Notice that, here, cellId returns a String. In the previous version, it returned a CellId. The implementation of cellId is now completely private. It returns a closure which selects a CellId which is then converted to a string.
// in file TransactionListAdapter:
private extension TransactionListRow {
var cellId: String {
return {
() -> CellId in
switch self {
case .header:
return .header
case .subheader:
return .subheader
case .detail:
return .detail
case .message:
return .message
case .footer:
return .footer
case .grandfooter:
return .grandfooter
case .subfooter:
return .subfooter
}
} ().rawValue
}
private enum CellId: String {
case header
case subheader
case detail
case subfooter
case footer
case grandfooter
case message
}
var height: CGFloat {
get {
switch self {
case .header:
return 60.0
case .subheader:
return 34.0
case .detail:
return 18.0
case .subfooter:
return 18.0
case .footer:
return 44.0
case .grandfooter:
return 60.0
case .message:
return 100.0
}
}
}
}
Besides changing the structs to enums, the other changes made to the adapter are fairly insignificant. Except for the conversion of the cellId, the UITableViewDataSource implementation has not changed at all.
class TransactionListAdapter: NSObject {
fileprivate var rowList = [TransactionListRow]()
fileprivate var odd = false
}
extension TransactionListAdapter: UITableViewDataSource {
func tableView(_ tableView: UITableView, numberOfRowsInSection section: Int) -> Int {
return rowList.count
}
func tableView(_ tableView: UITableView, cellForRowAt indexPath: IndexPath) -> UITableViewCell {
let row = rowList[ indexPath.row ]
let cell = tableView.dequeueReusableCell(withIdentifier: row.cellId, for: indexPath)

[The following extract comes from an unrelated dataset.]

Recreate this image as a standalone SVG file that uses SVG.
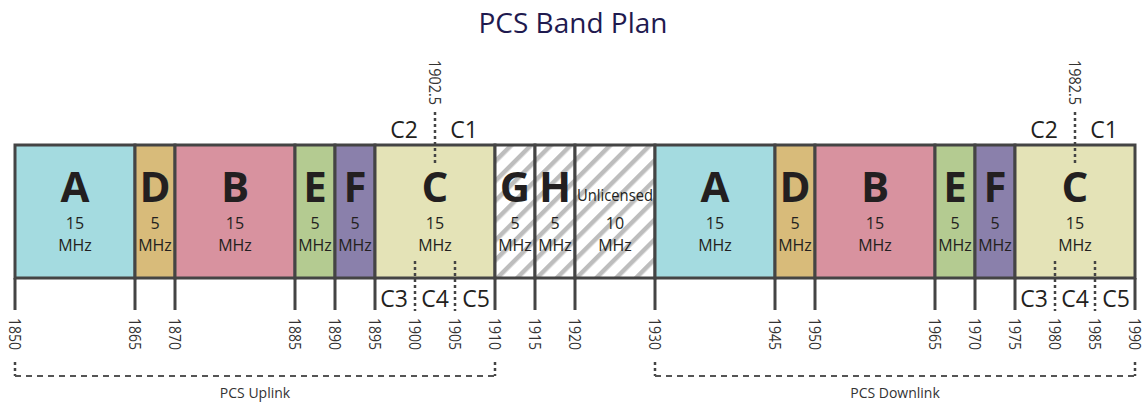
<svg xmlns="http://www.w3.org/2000/svg" width="1146" height="407" viewBox="0 0 1146 407">
<style>
.band{stroke:#444;stroke-width:3}
.big{font-family:"Open Sans","Noto Sans",sans-serif;font-weight:bold;font-size:42px;fill:#231f20;text-anchor:middle}
.num{font-family:"Open Sans","Noto Sans",sans-serif;font-size:16px;fill:#231f20;text-anchor:middle}
.cl{font-family:"Open Sans","Noto Sans",sans-serif;font-size:23px;fill:#231f20;text-anchor:middle}
.tick{stroke:#444;stroke-width:3}
.dot{stroke:#444;stroke-width:2.5;stroke-dasharray:3 3;fill:none}
.dash{stroke:#555;stroke-width:2;stroke-dasharray:6 5;fill:none}
.vdot{stroke:#444;stroke-width:2.5;stroke-dasharray:3 3;fill:none}
.fl{font-family:"Open Sans","Noto Sans",sans-serif;font-size:17px;fill:#333}
.lbl{font-family:"Open Sans","Noto Sans",sans-serif;font-size:14px;fill:#333;text-anchor:middle}
</style>
<defs>
<pattern id="hatch" patternUnits="userSpaceOnUse" width="14" height="14" patternTransform="rotate(45)">
<rect width="14" height="14" fill="#fff"/>
<rect x="0" y="0" width="4.5" height="14" fill="#bdbdbd"/>
</pattern>
</defs>
<text x="573" y="33" font-family="'Open Sans','Noto Sans',sans-serif" font-size="28" fill="#1f1a4f" text-anchor="middle">PCS Band Plan</text>

<g id="uA"><rect class="band" x="15" y="145" width="120" height="133" fill="#a4dbe0"/><text class="big" x="75" y="202">A</text><text class="num" x="75" y="229">15</text><text class="num" x="75" y="251">MHz</text></g>
<g id="uD"><rect class="band" x="135" y="145" width="40" height="133" fill="#d8bb7a"/><text class="big" x="155" y="202">D</text><text class="num" x="155" y="229">5</text><text class="num" x="155" y="251">MHz</text></g>
<g id="uB"><rect class="band" x="175" y="145" width="120" height="133" fill="#d8929f"/><text class="big" x="235" y="202">B</text><text class="num" x="235" y="229">15</text><text class="num" x="235" y="251">MHz</text></g>
<g id="uE"><rect class="band" x="295" y="145" width="40" height="133" fill="#b4cb91"/><text class="big" x="315" y="202">E</text><text class="num" x="315" y="229">5</text><text class="num" x="315" y="251">MHz</text></g>
<g id="uF"><rect class="band" x="335" y="145" width="40" height="133" fill="#8a80ab"/><text class="big" x="355" y="202">F</text><text class="num" x="355" y="229">5</text><text class="num" x="355" y="251">MHz</text></g>
<g id="uC"><rect class="band" x="375" y="145" width="120" height="133" fill="#e4e3b7"/><text class="big" x="435" y="202">C</text><text class="num" x="435" y="229">15</text><text class="num" x="435" y="251">MHz</text></g>
<g id="G"><rect class="band" x="495" y="145" width="40" height="133" fill="url(#hatch)"/><text class="big" x="515" y="202">G</text><text class="num" x="515" y="229">5</text><text class="num" x="515" y="251">MHz</text></g>
<g id="H"><rect class="band" x="535" y="145" width="40" height="133" fill="url(#hatch)"/><text class="big" x="555" y="202">H</text><text class="num" x="555" y="229">5</text><text class="num" x="555" y="251">MHz</text></g>
<g id="UL"><rect class="band" x="575" y="145" width="80" height="133" fill="url(#hatch)"/><text class="num" x="615" y="201" textLength="76" lengthAdjust="spacingAndGlyphs">Unlicensed</text><text class="num" x="615" y="229">10</text><text class="num" x="615" y="251">MHz</text></g>
<g id="dA"><rect class="band" x="655" y="145" width="120" height="133" fill="#a4dbe0"/><text class="big" x="715" y="202">A</text><text class="num" x="715" y="229">15</text><text class="num" x="715" y="251">MHz</text></g>
<g id="dD"><rect class="band" x="775" y="145" width="40" height="133" fill="#d8bb7a"/><text class="big" x="795" y="202">D</text><text class="num" x="795" y="229">5</text><text class="num" x="795" y="251">MHz</text></g>
<g id="dB"><rect class="band" x="815" y="145" width="120" height="133" fill="#d8929f"/><text class="big" x="875" y="202">B</text><text class="num" x="875" y="229">15</text><text class="num" x="875" y="251">MHz</text></g>
<g id="dE"><rect class="band" x="935" y="145" width="40" height="133" fill="#b4cb91"/><text class="big" x="955" y="202">E</text><text class="num" x="955" y="229">5</text><text class="num" x="955" y="251">MHz</text></g>
<g id="dF"><rect class="band" x="975" y="145" width="40" height="133" fill="#8a80ab"/><text class="big" x="995" y="202">F</text><text class="num" x="995" y="229">5</text><text class="num" x="995" y="251">MHz</text></g>
<g id="dC"><rect class="band" x="1015" y="145" width="120" height="133" fill="#e4e3b7"/><text class="big" x="1075" y="202">C</text><text class="num" x="1075" y="229">15</text><text class="num" x="1075" y="251">MHz</text></g>

<g id="connectors">
<path class="tick" d="M15 278V310M135 278V310M175 278V310M295 278V310M335 278V310M375 278V310M495 278V310M535 278V310M575 278V310M655 278V310M775 278V310M815 278V310M935 278V310M975 278V310M1015 278V310M1135 278V310"/>
<path class="dot" d="M435 112V165M415 261V311M455 261V311M1075 112V165M1055 261V311M1095 261V311"/>
<path class="vdot" d="M15 362V376M495 362V376M655 362V376M1135 362V376"/>
<path class="dash" d="M15 376H495M655 376H1135"/>
</g>

<g id="clabels">
<text class="cl" x="404" y="138">C2</text><text class="cl" x="464" y="138">C1</text>
<text class="cl" x="394" y="307">C3</text><text class="cl" x="435" y="307">C4</text><text class="cl" x="476" y="307">C5</text>
<text class="cl" x="1044" y="138">C2</text><text class="cl" x="1104" y="138">C1</text>
<text class="cl" x="1034" y="307">C3</text><text class="cl" x="1075" y="307">C4</text><text class="cl" x="1116" y="307">C5</text>
<text class="fl" transform="translate(435,60) rotate(90)" dy="6" textLength="45" lengthAdjust="spacingAndGlyphs">1902.5</text>
<text class="fl" transform="translate(1075,60) rotate(90)" dy="6" textLength="45" lengthAdjust="spacingAndGlyphs">1982.5</text>
</g>

<g id="ticklabels">
<text class="fl" transform="translate(15,318) rotate(90)" dy="6" textLength="32" lengthAdjust="spacingAndGlyphs">1850</text>
<text class="fl" transform="translate(135,318) rotate(90)" dy="6" textLength="32" lengthAdjust="spacingAndGlyphs">1865</text>
<text class="fl" transform="translate(175,318) rotate(90)" dy="6" textLength="32" lengthAdjust="spacingAndGlyphs">1870</text>
<text class="fl" transform="translate(295,318) rotate(90)" dy="6" textLength="32" lengthAdjust="spacingAndGlyphs">1885</text>
<text class="fl" transform="translate(335,318) rotate(90)" dy="6" textLength="32" lengthAdjust="spacingAndGlyphs">1890</text>
<text class="fl" transform="translate(375,318) rotate(90)" dy="6" textLength="32" lengthAdjust="spacingAndGlyphs">1895</text>
<text class="fl" transform="translate(415,318) rotate(90)" dy="6" textLength="32" lengthAdjust="spacingAndGlyphs">1900</text>
<text class="fl" transform="translate(455,318) rotate(90)" dy="6" textLength="32" lengthAdjust="spacingAndGlyphs">1905</text>
<text class="fl" transform="translate(495,318) rotate(90)" dy="6" textLength="32" lengthAdjust="spacingAndGlyphs">1910</text>
<text class="fl" transform="translate(535,318) rotate(90)" dy="6" textLength="32" lengthAdjust="spacingAndGlyphs">1915</text>
<text class="fl" transform="translate(575,318) rotate(90)" dy="6" textLength="32" lengthAdjust="spacingAndGlyphs">1920</text>
<text class="fl" transform="translate(655,318) rotate(90)" dy="6" textLength="32" lengthAdjust="spacingAndGlyphs">1930</text>
<text class="fl" transform="translate(775,318) rotate(90)" dy="6" textLength="32" lengthAdjust="spacingAndGlyphs">1945</text>
<text class="fl" transform="translate(815,318) rotate(90)" dy="6" textLength="32" lengthAdjust="spacingAndGlyphs">1950</text>
<text class="fl" transform="translate(935,318) rotate(90)" dy="6" textLength="32" lengthAdjust="spacingAndGlyphs">1965</text>
<text class="fl" transform="translate(975,318) rotate(90)" dy="6" textLength="32" lengthAdjust="spacingAndGlyphs">1970</text>
<text class="fl" transform="translate(1015,318) rotate(90)" dy="6" textLength="32" lengthAdjust="spacingAndGlyphs">1975</text>
<text class="fl" transform="translate(1055,318) rotate(90)" dy="6" textLength="32" lengthAdjust="spacingAndGlyphs">1980</text>
<text class="fl" transform="translate(1095,318) rotate(90)" dy="6" textLength="32" lengthAdjust="spacingAndGlyphs">1985</text>
<text class="fl" transform="translate(1135,318) rotate(90)" dy="6" textLength="32" lengthAdjust="spacingAndGlyphs">1990</text>
</g>

<g id="ranges">
<text class="lbl" x="255" y="398">PCS Uplink</text>
<text class="lbl" x="895" y="398">PCS Downlink</text>
</g>
</svg>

(cell as! TransactionListCell).bind(row: row)
return cell
}
}
extension TransactionListAdapter: UITableViewDelegate {
func tableView(_ tableView: UITableView, heightForRowAt indexPath: IndexPath) -> CGFloat {
return rowList[ indexPath.row ].height
}
}
The method extension on Double formalizes the conversion to string. It could have been implemented as a method, but it makes it easier to read and code.
private extension Double {
var asString: String {
return String(format: "%0.2f", self)
}
}
The append methods still do the final conversion of the data to a form which is convenient to display.

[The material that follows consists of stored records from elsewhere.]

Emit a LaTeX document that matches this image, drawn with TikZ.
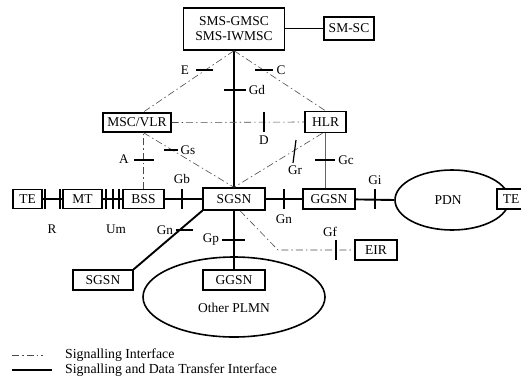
\documentclass[tikz,border=0pt]{standalone}
\usepackage{fontspec}
\setmainfont{Liberation Serif}
\usetikzlibrary{shapes.geometric,calc}
\begin{document}
\begin{tikzpicture}[x=1pt,y=-1pt,
  box/.style={draw, line width=1.4pt, fill=white, inner sep=0pt, font=\fontsize{13.5}{15}\selectfont},
  lbl/.style={font=\fontsize{13.2}{15}\selectfont, inner sep=0pt},
  sig/.style={draw=black!70, line width=0.6pt, dash pattern=on 7pt off 3pt on 1.5pt off 3pt},
  dat/.style={line width=1.9pt},
  thinsolid/.style={draw=black!60, line width=0.7pt},
  tick/.style={line width=1.2pt},
  oval/.style={draw, ellipse, line width=1.6pt, inner sep=0pt}]
\useasboundingbox (0,0) rectangle (521,378);
\clip (0,0) rectangle (521,378);
% ellipses
\node[oval, minimum width=114, minimum height=60] (pdn) at (452,200) {};
\node[lbl, font=\fontsize{13.5}{15}\selectfont] (pdnlbl) at (448,200) {PDN};
\node[oval, minimum width=182, minimum height=80] (plmn) at (234,297) {};
\node[lbl, font=\fontsize{13.5}{15}\selectfont] (plmnlbl) at (234,308) {Other PLMN};
% boxes
\node[box, minimum width=101, minimum height=42, align=center] (sms) at (234,29) {SMS-GMSC\\SMS-IWMSC};
\node[box, minimum width=50, minimum height=23] (smsc) at (349,28.5) {SM-SC};
\node[box, minimum width=68, minimum height=19] (msc) at (137,122.5) {MSC/VLR};
\node[box, minimum width=41, minimum height=21] (hlr) at (325.5,122) {HLR};
\node[box, minimum width=29, minimum height=19] (te) at (27.5,199) {TE};
\node[box, minimum width=39, minimum height=19] (mt) at (82.5,199) {MT};
\node[box, minimum width=41, minimum height=19] (bss) at (143.5,199) {BSS};
\node[box, minimum width=62, minimum height=22] (sgsn) at (234,199) {SGSN};
\node[box, minimum width=52, minimum height=20] (ggsn) at (329,199) {GGSN};
\node[box, minimum width=28, minimum height=20] (ter) at (511,199) {TE};
\node[box, minimum width=42, minimum height=20] (eir) at (376,250) {EIR};
\node[box, minimum width=60, minimum height=20] (sgsn2) at (103,280) {SGSN};
\node[box, minimum width=62, minimum height=20] (ggsn2) at (234,280) {GGSN};
% connectors
\draw[line width=1.2pt] (sms.east |- smsc) -- (smsc.west);
\draw[dat] (sms.south) -- (sgsn.north);
\draw[sig] (sms.south) -- ($(msc.north)+(6,0)$);
\draw[sig] (sms.south) -- (hlr.north);
\draw[sig] (msc.east) -- (hlr.west);
\coordinate (mscb) at (bss.north |- msc.south);
\draw[sig] (bss.north) -- (mscb);
\draw[sig] (mscb) -- (sgsn.north);
\draw[sig] ($(hlr.south)+(-3,0)$) -- (sgsn.north);
\draw[thinsolid] (hlr.south) -- (hlr.south |- ggsn.north);
\draw[dat] (te) -- (mt);
\draw[dat] (mt) -- (bss);
\draw[dat] (bss) -- (sgsn);
\draw[dat] (sgsn) -- (ggsn);
\draw[dat] (ggsn) -- (pdn.west);
\draw[dat] (sgsn.south west) -- (sgsn2.north east);
\draw[dat] (sgsn.south) -- (ggsn2.north);
\coordinate (bend) at (278,250);
\draw[sig] ($(sgsn.south)+(6,0)$) -- (bend) -- (eir.west);
% ticks
\foreach \x in {45,60,106,113,119,182,284,375} \draw[tick] (\x,189) -- (\x,209);
\draw[tick] (222,240) -- (245,240);
\draw[tick] (176,230) -- (193,230);
\draw[tick] (336,240) -- (336,260);
\draw[tick] (134,160) -- (154,160);
\draw[tick] (164,150) -- (178,150);
\draw[tick] (196,70) -- (213,70);
\draw[tick] (255,70) -- (273,70);
\draw[tick] (224,90) -- (246,90);
\draw[tick] (264,112) -- (264,132);
\draw[tick] (296,140) -- (293,163);
\draw[tick] (315,160) -- (335,160);
% labels
\node[lbl] (lE) at (185,70) {E};
\node[lbl] (lC) at (281,70) {C};
\node[lbl] (lGd) at (257,90) {Gd};
\node[lbl] (lD) at (264,140) {D};
\node[lbl] (lA) at (124,159) {A};
\node[lbl] (lGs) at (188,150) {Gs};
\node[lbl] (lGb) at (182,179) {Gb};
\node[lbl] (lGr) at (295,170) {Gr};
\node[lbl] (lGc) at (346,160) {Gc};
\node[lbl] (lGi) at (375,180) {Gi};
\node[lbl] (lGn) at (284,219) {Gn};
\node[lbl] (lGf) at (330,232) {Gf};
\node[lbl] (lGn2) at (165,230) {Gn};
\node[lbl] (lGp) at (211,240) {Gp};
\node[lbl] (lR) at (52,229) {R};
\node[lbl] (lUm) at (116,229) {Um};
% legend
\coordinate (l1a) at (12,355);
\coordinate (l1b) at (43,355);
\coordinate (l2a) at (12,370);
\coordinate (l2b) at (52,370);
\draw[sig] (l1a) -- (l1b);
\draw[dat] (l2a) -- (l2b);
\node[lbl, anchor=west, font=\fontsize{13.8}{15}\selectfont] (leg1) at (65,355) {Signalling Interface};
\node[lbl, anchor=west, font=\fontsize{13.8}{15}\selectfont] (leg2) at (65,370) {Signalling and Data Transfer Interface};
\end{tikzpicture}
\end{document}
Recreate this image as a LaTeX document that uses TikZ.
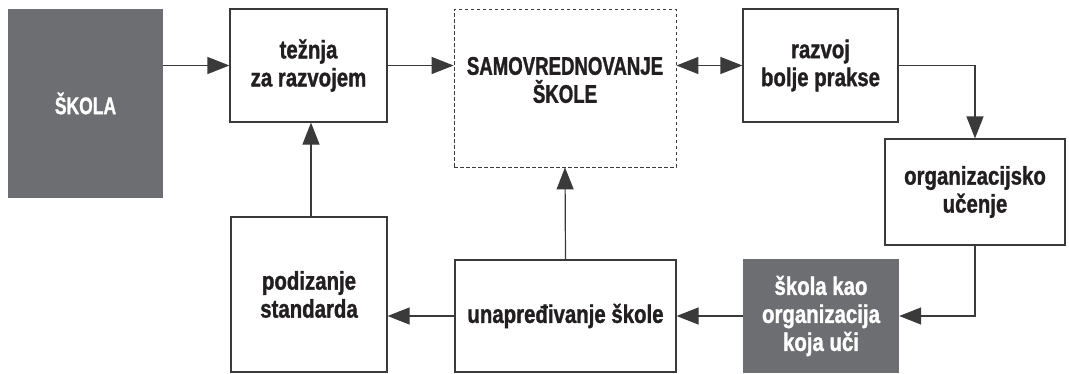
\documentclass[tikz,border=0pt]{standalone}
\usepackage{fontspec}
\setmainfont{Liberation Sans}[FakeStretch=0.80, BoldFeatures={FakeBold=1.2}]
\newfontfamily\capsfont{Liberation Sans}[FakeStretch=0.73, BoldFeatures={FakeBold=1.2}]
\usetikzlibrary{arrows.meta}
\definecolor{boxgray}{HTML}{6D6E71}
\definecolor{linegray}{HTML}{3A3A3A}
\definecolor{txtblack}{HTML}{231F20}
\tikzset{
  base/.style={rectangle, inner sep=0pt, align=center, font=\fontsize{25.5}{28}\selectfont\bfseries},
  wbox/.style={base, draw=linegray, line width=1.2pt, fill=white, text=txtblack},
  gbox/.style={base, fill=boxgray, text=white},
  dbox/.style={rectangle, inner sep=0pt, draw=linegray, line width=0.8pt, dash pattern=on 3.5pt off 2.5pt},
  txtonly/.style={base, text=txtblack},
  conn/.style={draw=linegray, line width=1.2pt},
  arr/.style={conn, -{Triangle[length=22pt,width=17pt]}},
  darr/.style={conn, {Triangle[length=22pt,width=17pt]}-{Triangle[length=22pt,width=17pt]}},
}
\begin{document}
\begin{tikzpicture}[x=1pt,y=-1pt]
\useasboundingbox[fill=white] (0,0) rectangle (1069,373);
\node[gbox, minimum width=155pt, minimum height=189pt, font=\capsfont\fontsize{24}{28}\selectfont\bfseries] (skola) at (85.5,103.5) {ŠKOLA};
\node[wbox, minimum width=157pt, minimum height=113pt] (teznja) at (308.5,65.5) {težnja\\za razvojem};
\node[dbox, minimum width=222pt, minimum height=158pt] (samo) at (565,88) {};
\node[txtonly, font=\capsfont\fontsize{25.5}{28}\selectfont\bfseries] (samotxt) at ([yshift=8pt]samo.center) {SAMOVREDNOVANJE\\ŠKOLE};
\node[wbox, minimum width=155pt, minimum height=113pt] (razvoj) at (820.5,65.5) {razvoj\\bolje prakse};
\node[wbox, minimum width=180pt, minimum height=106pt] (org) at (975,192) {organizacijsko\\učenje};
\node[wbox, minimum width=156pt, minimum height=155pt] (podiz) at (309,294.5) {podizanje\\standarda};
\node[wbox, minimum width=221pt, minimum height=112pt] (unap) at (565.5,316) {unapređivanje škole};
\node[gbox, minimum width=156pt, minimum height=114pt] (skolakao) at (821,316) {škola kao\\organizacija\\koja uči};

\draw[arr] (skola.east |- teznja.west) -- (teznja.west);
\draw[arr] (teznja.east) -- (teznja.east -| samo.west);
\draw[darr] (razvoj.west -| samo.east) -- (razvoj.west);
\draw[arr] (razvoj.east) -| (org.north);
\draw[arr] (org.south) |- (skolakao.east);
\draw[arr] (skolakao.west) -- (unap.east);
\draw[arr] (unap.west) -- (unap.west -| podiz.east);
\draw[arr] (unap.north) -- (samo.south);
\draw[arr] ([xshift=2pt]podiz.north) -- ([xshift=2pt]podiz.north |- teznja.south);
\end{tikzpicture}
\end{document}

// MARK: - TransactionTransformerOutput
extension TransactionListAdapter: TransactionListTransformerOutput {
private static let outboundDateFormatter = DateFormatter.dateFormatter( format: "MMM' 'dd', 'yyyy" )
func appendHeader(group: TransactionGroup ) {
rowList.append(.header(title: group.toString()))
}
func appendSubheader( date: Date ) {
odd = !odd;
let dateString = TransactionListAdapter.outboundDateFormatter.string(from: date)

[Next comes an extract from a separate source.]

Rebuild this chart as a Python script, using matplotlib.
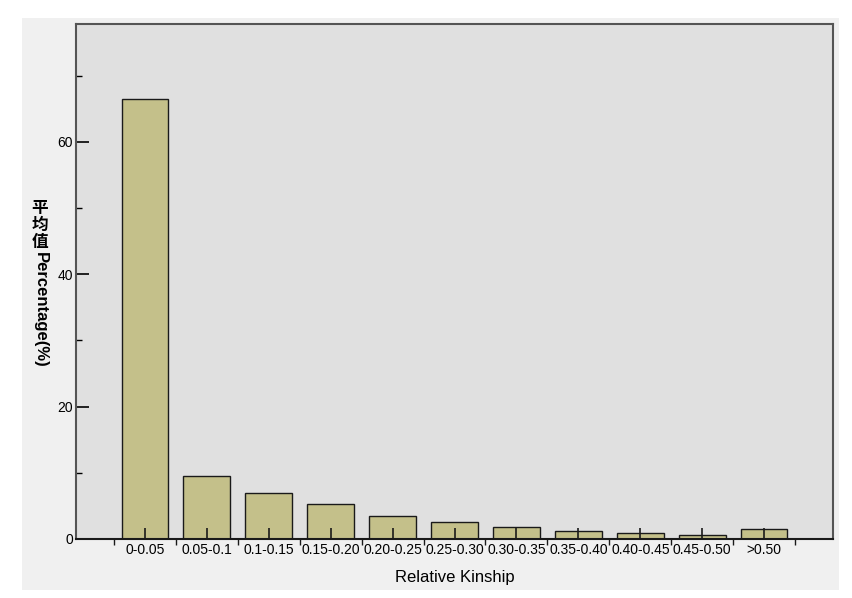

rowList.append(.subheader(title: dateString, odd: odd))
}
func appendDetail( description: String, amount: Double) {
rowList.append( .detail(description: description, amount: amount.asString, odd: odd));
}
func appendSubfooter() {
rowList.append(.subfooter( odd: odd ));
}
func appendFooter( total: Double) {
odd = !odd;
rowList.append(.footer(total: total.asString, odd: odd));
}
func appendGrandFooter(grandTotal: Double) {
rowList.append(.grandfooter(total: grandTotal.asString))
}
func appendNotFoundMessage(group: TransactionGroup) {
rowList.append(.message(message: "\(group.toString()) Transactions are not currently available." ));
}
func appendNoTransactionsMessage(group: TransactionGroup) {
rowList.append(.message(message: "There are no \(group.toString()) Transactions in this period" ));
}
func appendNotFoundMessage() {
rowList.append(.header(title: "All"))
rowList.append(.message(message: "Transactions are not currently available." ));
}
}
The Adapter is no longer responsible for converting input data, such as the inboundDate, to primitive types, since that responsibility has been moved to the TransactionModel initializer.
Summary
In this demonstration of a Complex UITableView, the size of the ViewController was reduced to its bare minimum. It contains only the code needed to call the Transformer. The Transformer is easy to test because the data is passed as a parameter at instantiation.
Each item of input data was validated and converted from a String to its primitive type at instantiation of the TransactionModel. This was done so that the data was ready to be used in calculations. When the Transformer completes a calculation, the result is converted by the Adapter, into a form which is easiest to display in a view. The viewable data was finally placed in ViewModels implemented as enums.
The adapter has changed little from the previous version, even though the implementation of the rows has been changed from struct to enum.
In a future post, we will refactor this version to use a VIPER architecture.